## Written problem
Without including any pictures, write out the listing below exactly.

## Supplied entries

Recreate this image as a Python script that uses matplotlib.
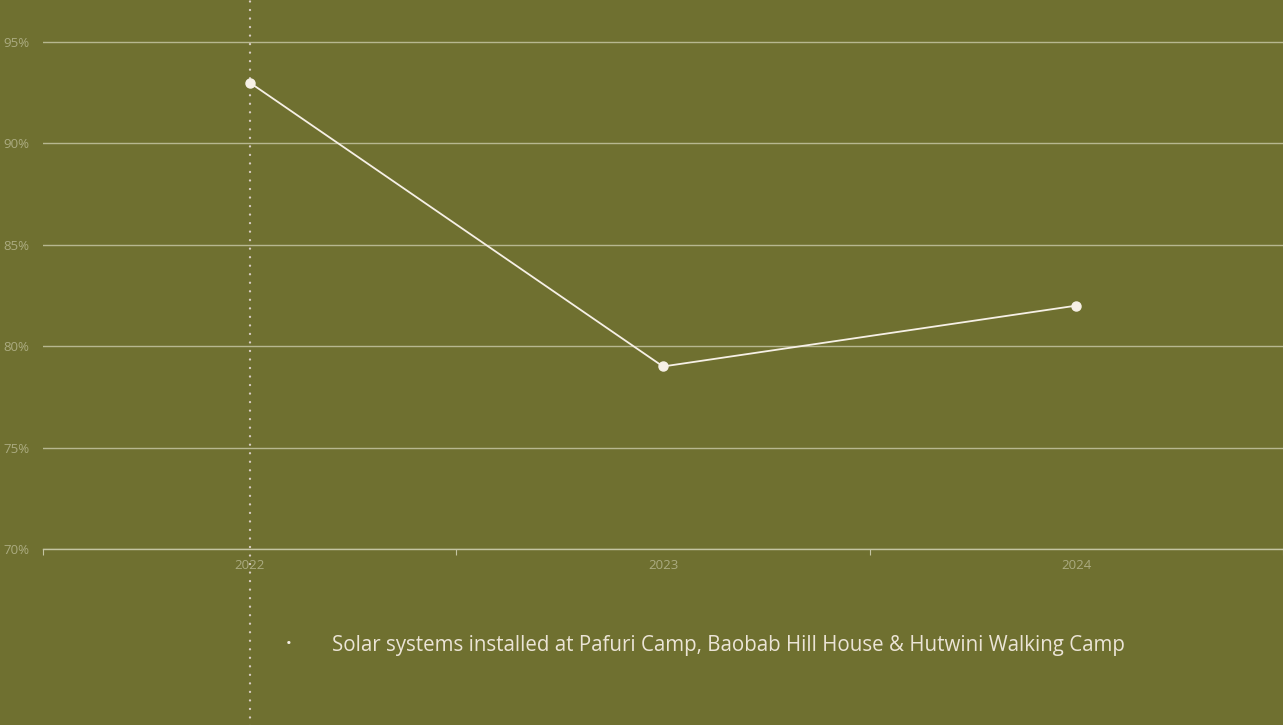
import matplotlib
matplotlib.use("Agg")
import matplotlib.pyplot as plt
from matplotlib.ticker import FixedLocator, NullFormatter

years = ["2022", "2023", "2024"]
share = [93, 79, 82]
y_ticks = [70, 75, 80, 85, 90, 95]
note = "Solar systems installed at Pafuri Camp, Baobab Hill House & Hutwini Walking Camp"

bg = "#6f7030"
cream = "#f6f0e6"
grid_col = "#c4c4a2"
label_col = "#abab80"

plt.rcParams["font.family"] = ["Open Sans", "DejaVu Sans"]

fig = plt.figure(figsize=(12.83, 7.25), dpi=100, facecolor=bg)
ax = fig.add_axes([43 / 1283, 176 / 725, 1 - 43 / 1283, 549 / 725])
ax.set_facecolor(bg)

x = list(range(len(years)))
ax.plot(x, share, color=cream, lw=1.3, marker="o", ms=6.5,
        markerfacecolor=cream, markeredgecolor=cream, zorder=4)

ax.set_xlim(-0.5, len(years) - 0.5)
ax.set_ylim(70, 97.07)

ax.set_yticks(y_ticks)
ax.set_yticklabels([f"{v}%" for v in y_ticks])
ax.yaxis.grid(True, color=grid_col, lw=1.0, alpha=0.85)
ax.set_axisbelow(True)

ax.set_xticks(x)
ax.set_xticklabels(years)
ax.xaxis.set_minor_locator(FixedLocator([i - 0.5 for i in range(len(years) + 1)]))
ax.xaxis.set_minor_formatter(NullFormatter())
ax.tick_params(axis="x", which="major", length=0, pad=7, labelsize=9.5, labelcolor=label_col)
ax.tick_params(axis="x", which="minor", length=4, width=0.8, color=grid_col)
ax.tick_params(axis="y", length=0, pad=10, labelsize=9.5, labelcolor=label_col)

for side in ["top", "right", "left"]:
    ax.spines[side].set_visible(False)
ax.spines["bottom"].set_color(grid_col)
ax.spines["bottom"].set_linewidth(1.0)

# dotted marker line through the first year, running down past the axis
ax.axvline(0, ymin=-0.33, ymax=1, clip_on=False, color="#d9cdc4",
           lw=1.7, linestyle=(0, (0.01, 3.6)), dash_capstyle="round", zorder=3)

fig.text(289 / 1283, 1 - 644 / 725, "\u2022", color=cream, fontsize=11,
         ha="center", va="center")
fig.text(332 / 1283, 1 - 645 / 725, note, color="#ebe4d6", fontsize=14.8,
         ha="left", va="center")

fig.savefig("out.png", dpi=100, facecolor=bg)
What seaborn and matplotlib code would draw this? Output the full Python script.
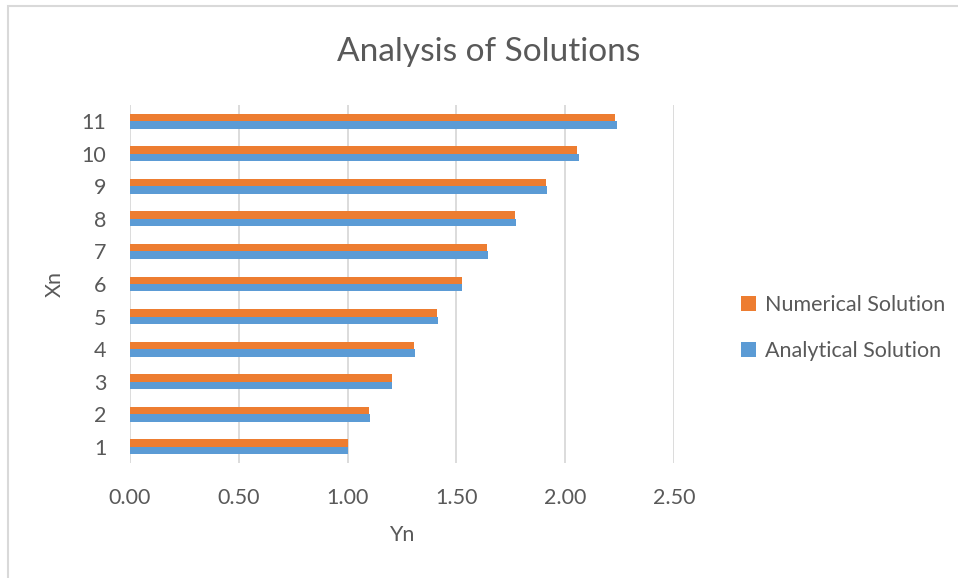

## Answer to the task
Recreate this image as a Python script that uses matplotlib.
import matplotlib
matplotlib.use("Agg")
import matplotlib.pyplot as plt
from matplotlib.ticker import FixedLocator, NullFormatter

years = ["2022", "2023", "2024"]
share = [93, 79, 82]
y_ticks = [70, 75, 80, 85, 90, 95]
note = "Solar systems installed at Pafuri Camp, Baobab Hill House & Hutwini Walking Camp"

bg = "#6f7030"
cream = "#f6f0e6"
grid_col = "#c4c4a2"
label_col = "#abab80"

plt.rcParams["font.family"] = ["Open Sans", "DejaVu Sans"]

fig = plt.figure(figsize=(12.83, 7.25), dpi=100, facecolor=bg)
ax = fig.add_axes([43 / 1283, 176 / 725, 1 - 43 / 1283, 549 / 725])
ax.set_facecolor(bg)

x = list(range(len(years)))
ax.plot(x, share, color=cream, lw=1.3, marker="o", ms=6.5,
        markerfacecolor=cream, markeredgecolor=cream, zorder=4)

ax.set_xlim(-0.5, len(years) - 0.5)
ax.set_ylim(70, 97.07)

ax.set_yticks(y_ticks)
ax.set_yticklabels([f"{v}%" for v in y_ticks])
ax.yaxis.grid(True, color=grid_col, lw=1.0, alpha=0.85)
ax.set_axisbelow(True)

ax.set_xticks(x)
ax.set_xticklabels(years)
ax.xaxis.set_minor_locator(FixedLocator([i - 0.5 for i in range(len(years) + 1)]))
ax.xaxis.set_minor_formatter(NullFormatter())
ax.tick_params(axis="x", which="major", length=0, pad=7, labelsize=9.5, labelcolor=label_col)
ax.tick_params(axis="x", which="minor", length=4, width=0.8, color=grid_col)
ax.tick_params(axis="y", length=0, pad=10, labelsize=9.5, labelcolor=label_col)

for side in ["top", "right", "left"]:
    ax.spines[side].set_visible(False)
ax.spines["bottom"].set_color(grid_col)
ax.spines["bottom"].set_linewidth(1.0)

# dotted marker line through the first year, running down past the axis
ax.axvline(0, ymin=-0.33, ymax=1, clip_on=False, color="#d9cdc4",
           lw=1.7, linestyle=(0, (0.01, 3.6)), dash_capstyle="round", zorder=3)

fig.text(289 / 1283, 1 - 644 / 725, "\u2022", color=cream, fontsize=11,
         ha="center", va="center")
fig.text(332 / 1283, 1 - 645 / 725, note, color="#ebe4d6", fontsize=14.8,
         ha="left", va="center")

fig.savefig("out.png", dpi=100, facecolor=bg)
What seaborn and matplotlib code would draw this? Output the full Python script.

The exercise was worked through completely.